Appalti pubblici e riserve: chiarimenti dalla Cassazione sul registro di contabilità

Il registro di contabilità è l’unico documento da cui emerge una visione d’insieme o unitaria dell’esecuzione dell’appalto; cosicché solo in esso si ha il dovere o l’onere di iscrivere le richieste dell’appaltatore a pena di decadenza

di Redazione tecnica - 19/12/2023

Nell’appalto di opere pubbliche si definisce come registro di contabilità solo il documento le cui pagine sono “preventivamente numerate e firmate dall’ingegnere capo e dall’appaltatore” e nel quale le singole partite siano iscritte “rigorosamente in ordine cronologico” (art. 52 r.d. n. 350/1895), per cui esso non può identificarsi né con il “libretto delle misure”, sul quale si annotano “la misura e la classificazione dei lavori” (art. 42 r.d. n. 350/1895), né con il “giornale dei lavori” di cui all’art. 40 del r.d. cit., in cui si registra settimanalmente la progressione dei lavori.

Riserve negli appalti pubblici: il registro di contabilità

Lo ricorda la Corte di Cassazione, sez. I Civile, con l’Ordinanza del 29 novembre 2023, n. 33118, con cui ha respinto il ricorso proposto da una Stazione appaltante, confermando il risarcimento nei confronti dell’impresa esecutrice in ordine alla mancata iscrizione delle riserve nel registro della contabilità.

Secondo la ricorrente, le riserve sarebbero state presentate tardivamente, ma questa tesi non era stata confermata nè in primo grado nè dalla Corte d'Appello. In particolare i giudici avevano sottolineato come non fosse stato tenuto il registro della contabilità e che il libretto delle misure non si prestava a
sostituirlo, mentre unicamente nel registro della contabilità – e non già nel libretto delle misure - l’appaltatore avrebbe avuto l’obbligo di iscrivere le eventuali riserve.

Continuano gli ermellini specificando che il registro di contabilità è l’unico documento non tenuto sul luogo dei lavori da cui emerge una visione d’insieme o unitaria dell’esecuzione dell’appalto; cosicché solo in esso si ha il dovere o l’onere di iscrivere le richieste dell’appaltatore a pena di decadenza, perché da esso soltanto è rilevabile l’incidenza che le varie vicende potranno avere sui costi dell’appalto sia per il committente sia per l’appaltatore. Quest'ultimo, in particolare, in esso deve iscrivere immediatamente, in applicazione delle regole di diligenza e buona fede, i fatti che può prevedersi incideranno sulla contabilità dei lavori.

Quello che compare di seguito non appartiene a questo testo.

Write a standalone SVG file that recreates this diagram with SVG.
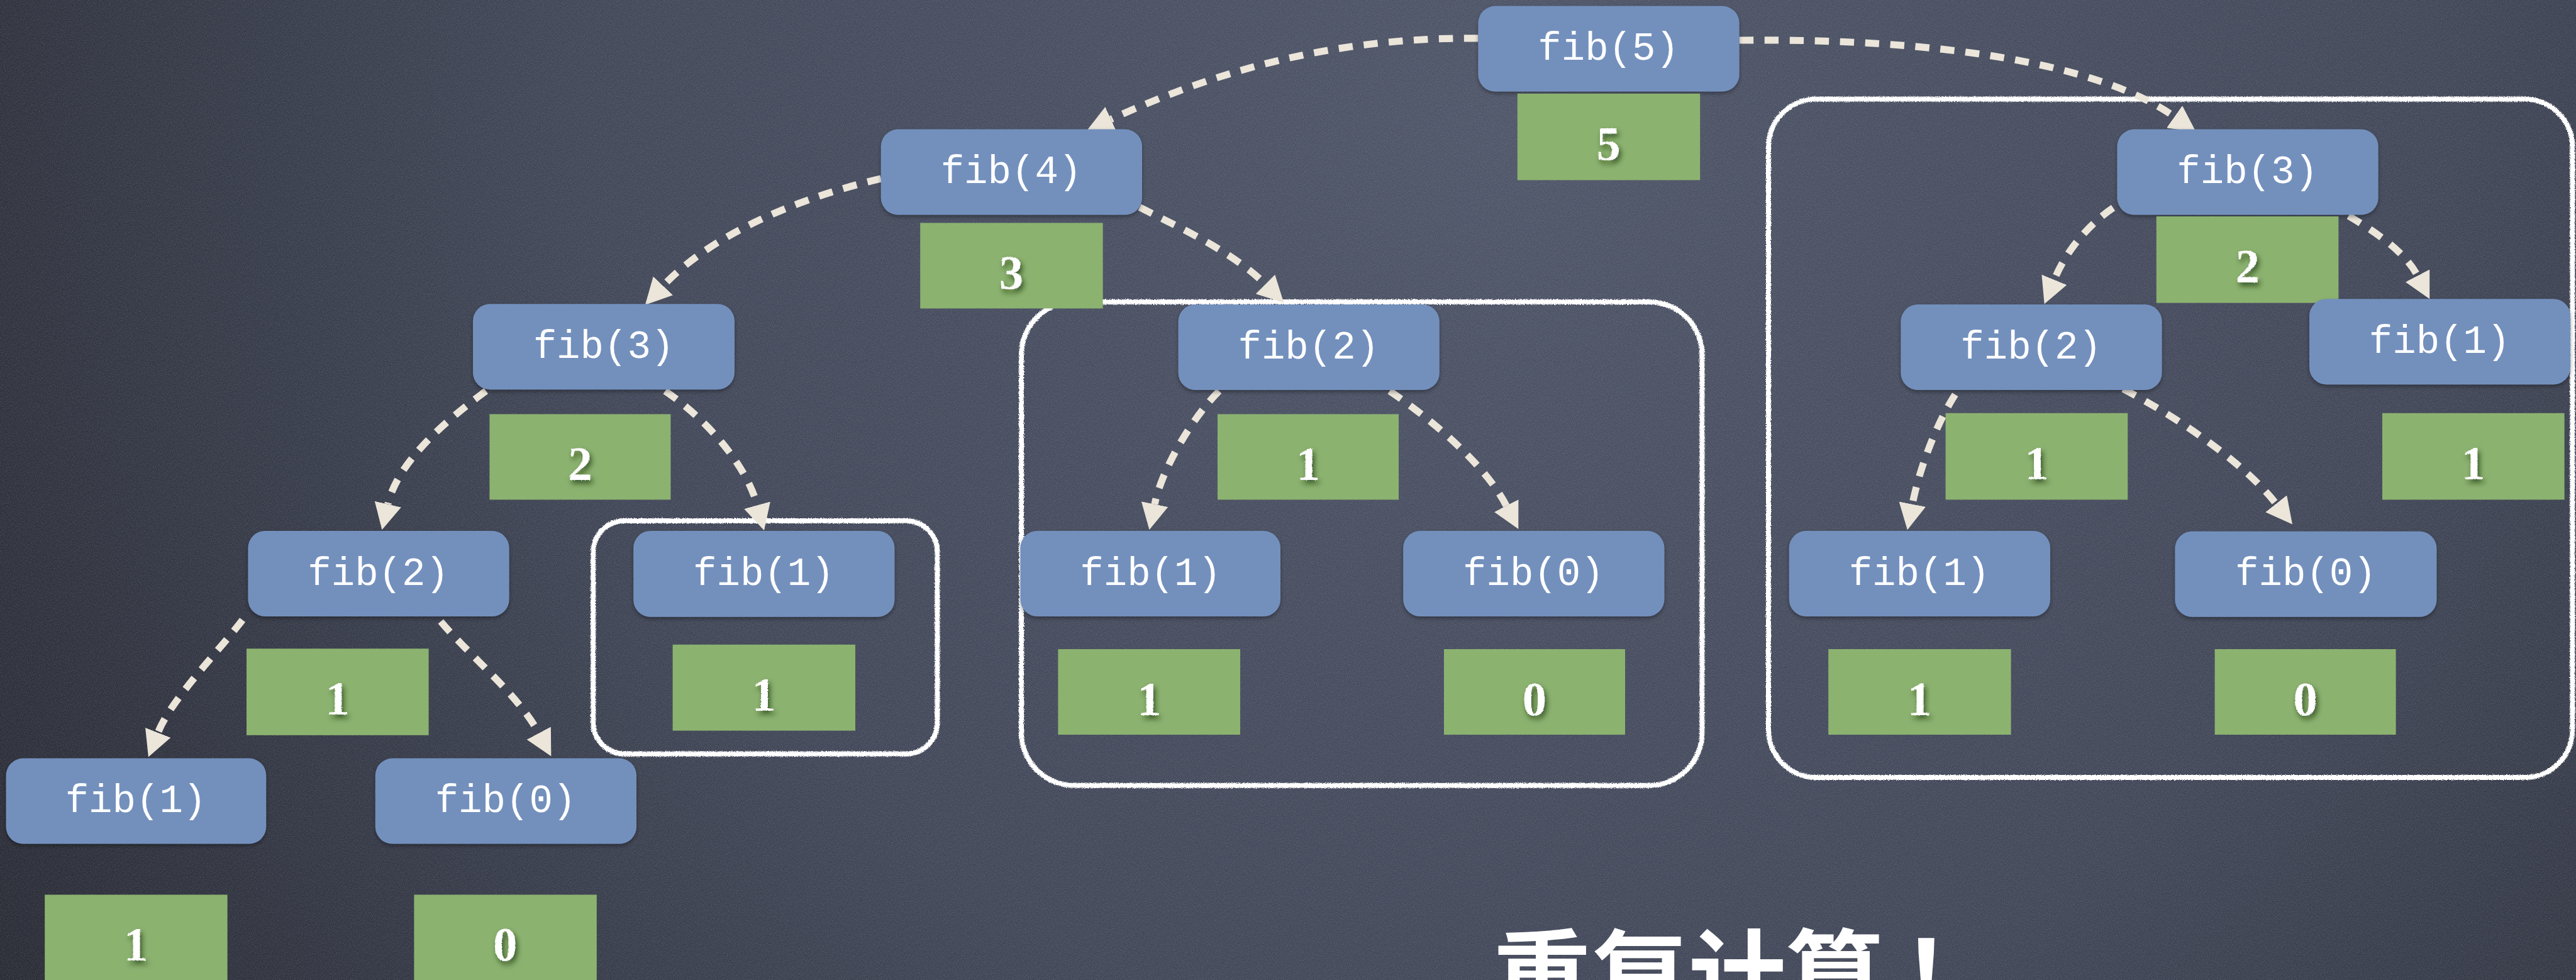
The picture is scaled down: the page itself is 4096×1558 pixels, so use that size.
<svg xmlns="http://www.w3.org/2000/svg" width="4096" height="1558" viewBox="0 0 4096 1558">
  <defs>
    <!-- slate chalkboard shading -->
    <radialGradient id="board" cx="3000" cy="250" r="3700" gradientUnits="userSpaceOnUse">
      <stop offset="0" stop-color="#4d5467"/>
      <stop offset="0.5" stop-color="#3f4556"/>
      <stop offset="1" stop-color="#22242c"/>
    </radialGradient>
    <!-- fine speckle of chalk dust -->
    <filter id="grain" x="0" y="0" width="100%" height="100%">
      <feTurbulence type="fractalNoise" baseFrequency="0.55" numOctaves="2" seed="7" result="n"/>
      <feColorMatrix in="n" type="matrix" values="0 0 0 0 0.85  0 0 0 0 0.87  0 0 0 0 0.92  0.3 0 0 0 -0.1"/>
    </filter>
    <!-- rough chalk stroke -->
    <filter id="rough" x="-3%" y="-3%" width="106%" height="106%">
      <feTurbulence type="fractalNoise" baseFrequency="0.9" numOctaves="2" seed="3" result="t"/>
      <feDisplacementMap in="SourceGraphic" in2="t" scale="6" xChannelSelector="R" yChannelSelector="G"/>
    </filter>
    <!-- card shadow -->
    <filter id="lift" x="-5%" y="-10%" width="110%" height="125%">
      <feDropShadow dx="0" dy="4" stdDeviation="4" flood-color="#000" flood-opacity="0.35"/>
    </filter>
    <!-- chalk digit with soft shadow -->
    <filter id="chalkDigit" x="-40%" y="-30%" width="180%" height="170%">
      <feTurbulence type="fractalNoise" baseFrequency="1.1" numOctaves="1" seed="5" result="t"/>
      <feDisplacementMap in="SourceGraphic" in2="t" scale="4" xChannelSelector="R" yChannelSelector="G" result="d"/>
      <feDropShadow in="d" dx="4" dy="7" stdDeviation="5" flood-color="#1d3512" flood-opacity="0.75"/>
    </filter>
    <marker id="head" viewBox="0 -27 52 54" refX="0" refY="0" markerWidth="52" markerHeight="54" markerUnits="userSpaceOnUse" orient="auto">
      <path d="M0,-27 L52,0 L0,27 Z" fill="#ebe5da"/>
    </marker>
    <style>
      .call { fill: #7390bd; filter: url(#lift); }
      .memo { fill: #8cb270; }
      .lbl { font-family: "Liberation Mono", "Courier New", monospace; font-size: 78px; fill: #ffffff; text-anchor: middle; }
      .val { font-family: "Liberation Serif", "Times New Roman", serif; font-weight: bold; font-size: 96px; fill: #ffffff; text-anchor: middle; filter: url(#chalkDigit); }
      .loop { fill: none; stroke: #ffffff; stroke-width: 10; filter: url(#rough); }
      .edge { fill: none; stroke: #ebe5da; stroke-width: 14; stroke-dasharray: 28 22; marker-end: url(#head); }
      .note { font-family: "Noto Sans CJK SC", "Noto Sans CJK JP", sans-serif; font-weight: bold; font-size: 194px; fill: #ffffff; }
    </style>
  </defs>

  <g transform="scale(0.8)">
    <!-- board -->
    <rect x="0" y="0" width="5120" height="1948" fill="url(#board)"/>
    <rect x="0" y="0" width="5120" height="1948" filter="url(#grain)"/>

    <!-- chalk outlines around repeated sub-trees -->
    <g id="outlines">
      <rect class="loop" x="1179" y="1035" width="684" height="463" rx="62"/>
      <rect class="loop" x="2030" y="600" width="1353" height="961" rx="105"/>
      <rect class="loop" x="3515" y="197" width="1598" height="1348" rx="95"/>
    </g>

    <!-- recursive calls -->
    <g id="edges">
      <path class="edge" d="M2938,76 C2650,74 2420,140 2208,237"/>
      <path class="edge" d="M3457,80 C3850,76 4170,125 4322,232"/>
      <path class="edge" d="M1751,355 C1600,390 1420,460 1318,568"/>
      <path class="edge" d="M2265,412 C2340,450 2450,500 2515,565"/>
      <path class="edge" d="M966,777 C880,840 790,920 771,1002"/>
      <path class="edge" d="M1322,777 C1400,830 1482,920 1505,1004"/>
      <path class="edge" d="M482,1232 C430,1300 340,1390 314,1456"/>
      <path class="edge" d="M876,1235 C930,1300 1030,1380 1071,1457"/>
      <path class="edge" d="M2423,777 C2370,830 2310,930 2295,1002"/>
      <path class="edge" d="M2762,777 C2840,830 2950,920 2994,1005"/>
      <path class="edge" d="M4200,413 C4160,440 4110,490 4083,556"/>
      <path class="edge" d="M4668,429 C4720,460 4780,500 4805,548"/>
      <path class="edge" d="M3886,784 C3850,840 3815,930 3801,1002"/>
      <path class="edge" d="M4220,773 C4330,830 4460,920 4524,1001"/>
    </g>

    <!-- call cards with returned values -->
    <g id="n-fib5">
      <rect class="call" x="2938" y="12" width="519" height="170" rx="34"/>
      <text class="lbl" x="3197" y="119">fib(5)</text>
      <rect class="memo" x="3016" y="186" width="363" height="172"/>
      <text class="val" x="3197" y="317">5</text>
    </g>
    <g id="n-fib4">
      <rect class="call" x="1751" y="257" width="519" height="170" rx="34"/>
      <text class="lbl" x="2010" y="364">fib(4)</text>
      <rect class="memo" x="1829" y="443" width="363" height="170"/>
      <text class="val" x="2010" y="574">3</text>
    </g>
    <g id="n-fib3-right">
      <rect class="call" x="4208" y="257" width="519" height="170" rx="34"/>
      <text class="lbl" x="4467" y="364">fib(3)</text>
      <rect class="memo" x="4286" y="430" width="362" height="172"/>
      <text class="val" x="4467" y="561">2</text>
    </g>
    <g id="n-fib3-left">
      <rect class="call" x="940" y="604" width="520" height="170" rx="34"/>
      <text class="lbl" x="1200" y="711">fib(3)</text>
      <rect class="memo" x="973" y="823" width="360" height="170"/>
      <text class="val" x="1153" y="954">2</text>
    </g>
    <g id="n-fib2-mid">
      <rect class="call" x="2342" y="605" width="519" height="170" rx="34"/>
      <text class="lbl" x="2601" y="712">fib(2)</text>
      <rect class="memo" x="2420" y="823" width="360" height="170"/>
      <text class="val" x="2600" y="954">1</text>
    </g>
    <g id="n-fib2-right">
      <rect class="call" x="3778" y="605" width="519" height="170" rx="34"/>
      <text class="lbl" x="4037" y="712">fib(2)</text>
      <rect class="memo" x="3867" y="821" width="362" height="172"/>
      <text class="val" x="4048" y="952">1</text>
    </g>
    <g id="n-fib1-right">
      <rect class="call" x="4590" y="594" width="519" height="170" rx="34"/>
      <text class="lbl" x="4849" y="701">fib(1)</text>
      <rect class="memo" x="4735" y="821" width="362" height="172"/>
      <text class="val" x="4916" y="952">1</text>
    </g>
    <g id="n-fib2-left">
      <rect class="call" x="493" y="1055" width="519" height="170" rx="34"/>
      <text class="lbl" x="752" y="1162">fib(2)</text>
      <rect class="memo" x="490" y="1289" width="362" height="172"/>
      <text class="val" x="671" y="1420">1</text>
    </g>
    <g id="n-fib1-boxed">
      <rect class="call" x="1259" y="1055" width="519" height="171" rx="34"/>
      <text class="lbl" x="1518" y="1162">fib(1)</text>
      <rect class="memo" x="1337" y="1281" width="363" height="171"/>
      <text class="val" x="1518" y="1412">1</text>
    </g>
    <g id="n-fib1-mid">
      <rect class="call" x="2028" y="1055" width="517" height="170" rx="34"/>
      <text class="lbl" x="2287" y="1162">fib(1)</text>
      <rect class="memo" x="2103" y="1290" width="362" height="170"/>
      <text class="val" x="2284" y="1421">1</text>
    </g>
    <g id="n-fib0-mid">
      <rect class="call" x="2789" y="1055" width="519" height="170" rx="34"/>
      <text class="lbl" x="3048" y="1162">fib(0)</text>
      <rect class="memo" x="2870" y="1290" width="360" height="170"/>
      <text class="val" x="3050" y="1421">0</text>
    </g>
    <g id="n-fib1-right2">
      <rect class="call" x="3556" y="1055" width="519" height="170" rx="34"/>
      <text class="lbl" x="3815" y="1162">fib(1)</text>
      <rect class="memo" x="3634" y="1290" width="363" height="170"/>
      <text class="val" x="3815" y="1421">1</text>
    </g>
    <g id="n-fib0-right">
      <rect class="call" x="4323" y="1056" width="520" height="170" rx="34"/>
      <text class="lbl" x="4583" y="1163">fib(0)</text>
      <rect class="memo" x="4402" y="1290" width="360" height="170"/>
      <text class="val" x="4582" y="1421">0</text>
    </g>
    <g id="n-fib1-low">
      <rect class="call" x="12" y="1507" width="517" height="170" rx="34"/>
      <text class="lbl" x="270" y="1614">fib(1)</text>
      <rect class="memo" x="89" y="1778" width="363" height="200"/>
      <text class="val" x="270" y="1909">1</text>
    </g>
    <g id="n-fib0-low">
      <rect class="call" x="746" y="1507" width="519" height="170" rx="34"/>
      <text class="lbl" x="1005" y="1614">fib(0)</text>
      <rect class="memo" x="823" y="1778" width="363" height="200"/>
      <text class="val" x="1004" y="1909">0</text>
    </g>

    <text class="note" x="2968" y="2010">重复计算<tspan dx="36">！</tspan></text>
  </g>
</svg>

Nessun documento può sostituire il registro di contabilità

È evidente, quindi, che un documento a fogli scomposti non può integrare il registro neppure provvisoriamente; cosicché, in assenza del registro, l’appaltatore avrà la “facoltà” e non l’onere “all’atto della firma d’inscrivere in succinto in quei documenti contabili che devono essere da lui firmati le riserve e le domande che crederà del proprio interesse” e in tal caso “le riserve e le domande non avranno efficacia e saranno considerate come non avvenute ove non siano ripetute nel registro di contabilità nei termini e nei modi indicati nei precedenti artt. 53 e 54” (art. 89 r.d. 350/1895), una volta che lo stesso sia stato istituito. 

Solo con l’istituzione del registro sorge, invero, il dovere di iscrivere le riserve relative ai lavori eseguiti in precedenza ma, considerato che l'impresa ha presentato le riserve nei tempi e nei modi corretti, non è condivisibile la tesi proposta dalla Stazione Appaltante ricorrente con cui per cui, “mancando il Registro di Contabilità, venisse meno totalmente l’onere di iscrivere la riserva nel primo atto di contabilità utile immediatamente successivo”, motivo per cui il ricorso è stato respinto.